New hires at the plant, which makes hydraulic pumps for Caterpillar machinery, make as little as $13 an hour. Caterpillar has increased the use of even lower paid “supplemental” workers who can be laid off at any time without severance pay.
The only change from the original offer was a derisory signing bonus, most of which is pegged to performance targets that have rarely been met.
So deep was the opposition from the rank and file that the general committee of the International Association of Machinists Local Lodge 851 felt compelled to oppose ratification of the deal. The contract was defeated by a margin of 504 to 116, or 82 percent.
“The company is boasting about record sales and bragging about their profits but they won’t pay the ones who made it for them,” said Lee Eskridge, a worker with 39 years at the plant. “The way they see it they have to keep us where we belong. We don’t have to worry about a foreign invasion—it’s companies like Caterpillar that are destroying this country.
“It’s not a problem of being globally competitive. These big companies just want to keep taking away. In the 1980s we went 12 years without a pay raise. Now they are forcing us to pay more of health insurance and taking away everything from the younger workers. What are my kids going to have?”
Gregg Ciastko, a younger worker with two years at the plant, said, “They say they want the newer workers to accept ‘market’ wages. But they have us competing with guys working at 7-Eleven stores and McDonalds. At most the work in this area pays $12 an hour. When they talk about ‘competitive’ wages they mean working for nothing.
“They want to freeze wages and increase our out-of-pocket health care expenses. They say they are not cutting wages, but that is exactly what is happening.”
“Somebody has to take a stand,” said another worker who said he has worked “on and off” at Caterpillar for 37 years, including 11 years of layoffs and strikes. “I would hate to be in the next generation. How can you live on $13 or $14 an hour when the lowest one bedroom apartment costs $750 a month, and gas is over $4 a gallon?
“It’s like we’re going back to the days of the kings and serfs. Barack Obama and Romney won’t change a thing. They both get their money from Wall Street. It’s going to take a revolution.”
Several workers denounced Caterpillar for locking out workers and then shutting down its locomotive plant in London, Ontario earlier this year after workers opposed its demands for a fifty percent wage cut. The company is moving locomotive production to Muncie, Indiana where it is going to pay $12.50 an hour for work previously done by Canadian workers for $28 an hour.
An ironworker whose wife has been working at the Joliet plant for a year said that what happened in the strike would determine wages and conditions for workers throughout Illinois. “If you can separate these people and beat them, they will also beat everyone else. It’s already real bad. Out of the 2,000 members of the Ironworkers Local 1, only 700 are working 40 hours a week. This is no different than 1,000 years ago when the serfs stood in front of a castle and asked 'Let us kill a deer. We can't afford cake.’
Referring to the IAM, he said, “Years ago I heard this was called the Caterpillar Union.”

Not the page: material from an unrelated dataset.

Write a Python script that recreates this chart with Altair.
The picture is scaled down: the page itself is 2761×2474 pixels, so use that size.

Another worker denounced the six-digit salaries of IAM staff members while the union was only paying out $150 a week in strike benefits. IAM International President Tom Buffenbarger took home $292,000 in compensation in 2011. The IAM has a strike fund of well over $100 million.
Socialist Equality Party US presidential candidate Jerry White and SEP supporters distributed a statement calling for a rejection of the contract and the fullest mobilization of the working class to defend the Joliet workers. Before going into the meeting strikers came up to ask for multiple leaflets to hand out to their fellow workers.

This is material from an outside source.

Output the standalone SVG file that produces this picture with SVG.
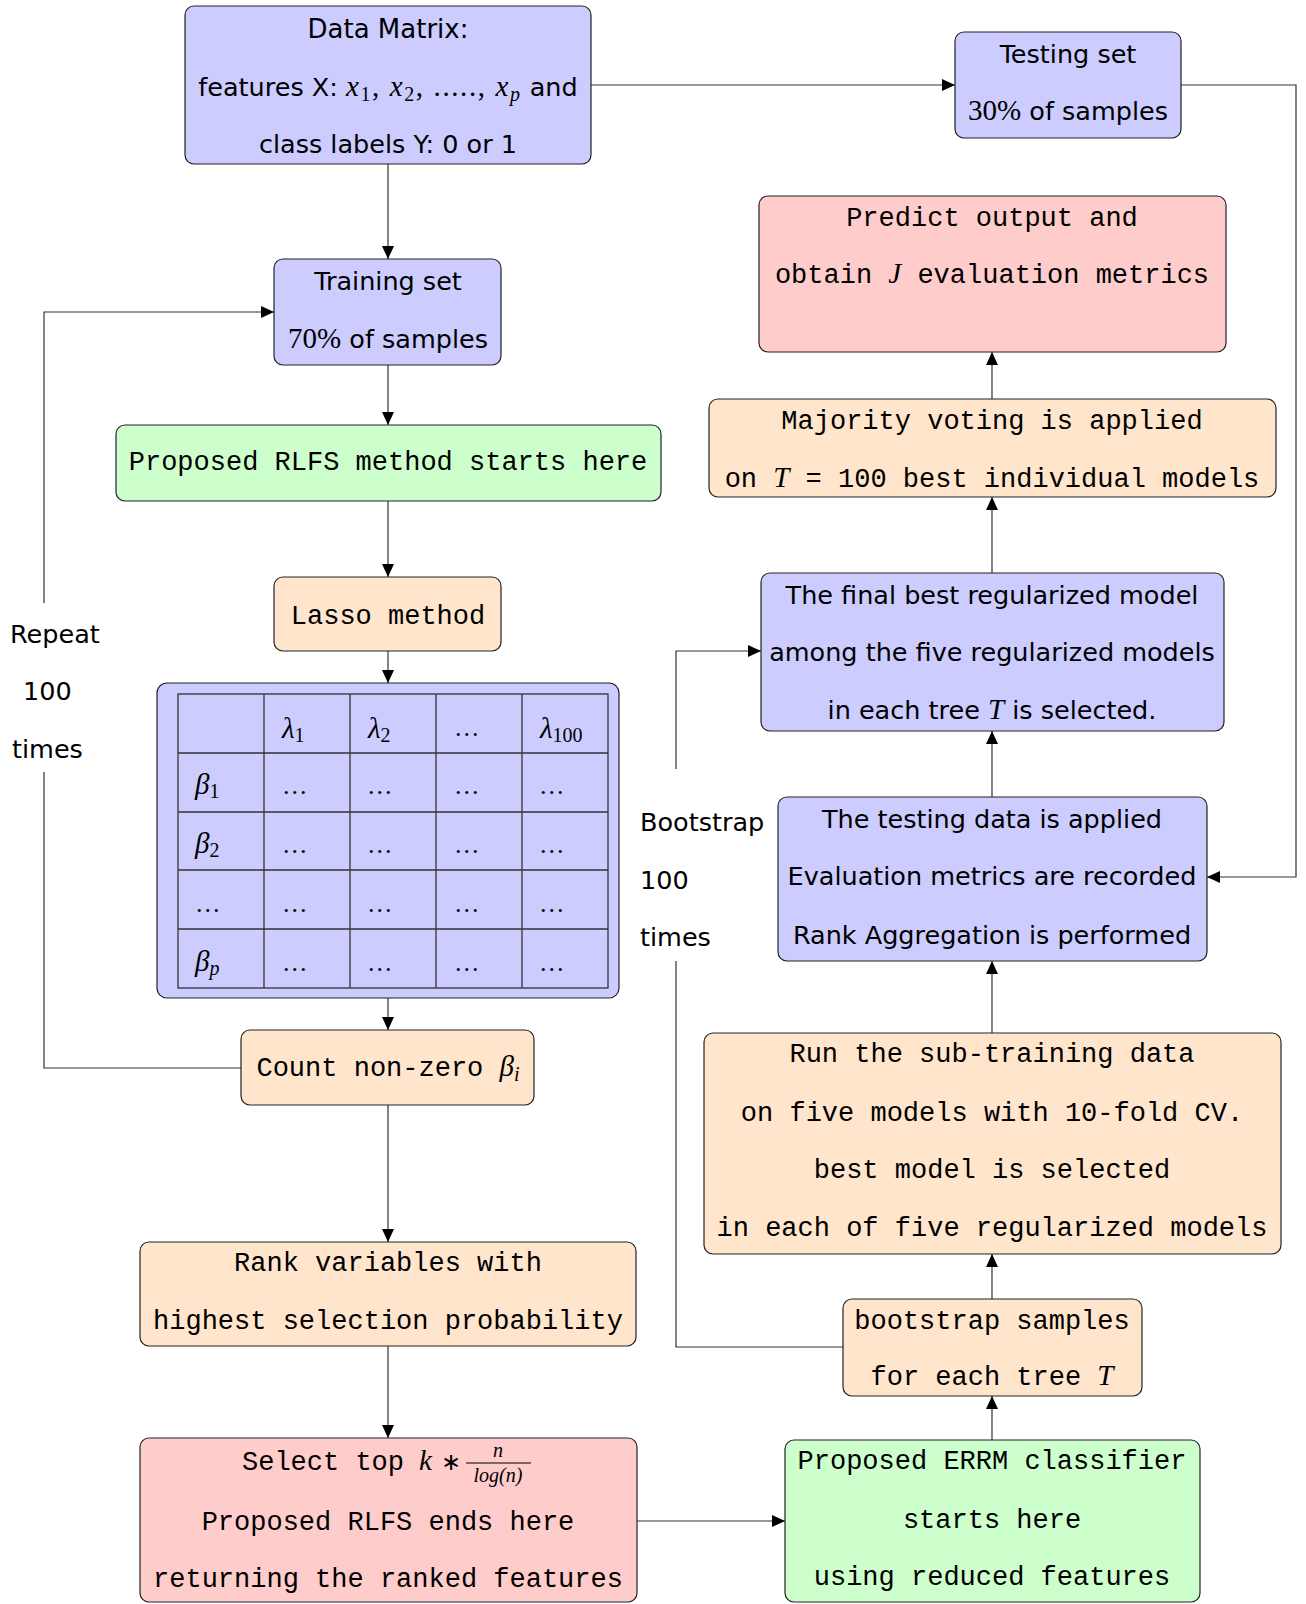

In defying the blackmail of Caterpillar, the Illinois workers have taken a courageous stand that deserves the support of all workers. But the strike cannot continue as before. On their own these workers cannot take on a multinational corporate giant, which has demonstrated over more than two decades its willingness to withstand drawn-out strikes, use strikebreakers and violence and close plants in order to drive down the living standards of workers.
The isolation of the strike by the IAM and the United Auto Workers—which bargains for the majority of workers at the Peoria, Illinois-based company—must be broken. The UAW, which has already imposed a wage-cutting contract on Caterpillar workers, is ordering its members to continue working and handling parts produced by strikebreakers at the Joliet plant.
Far from opposing wage cutting, the IAM and UAW support it. They have fully embraced the Obama administration’s policy of “insourcing,” which involves driving wages so low that companies like Caterpillar find it profitable to relocate production from Mexico, China and other low-wage countries back to the US.
The rejection of the contract should be the starting point for rank-and-file workers to take the conduct of the strike and negotiations out of the hands of the IAM. The strike should be spread to all of Caterpillar’s plants in the US and internationally and appeals made to auto workers and all other workers facing wage and benefit cuts to join the struggle.
Tens of millions of workers in the US and around the world are fed up with the attack on living standards by big business and both corporate-backed parties. To defend the right to a secure job and a decent standard of living the fullest industrial and political mobilization of the working class is needed to break the economic stranglehold exercised by big corporations and banks.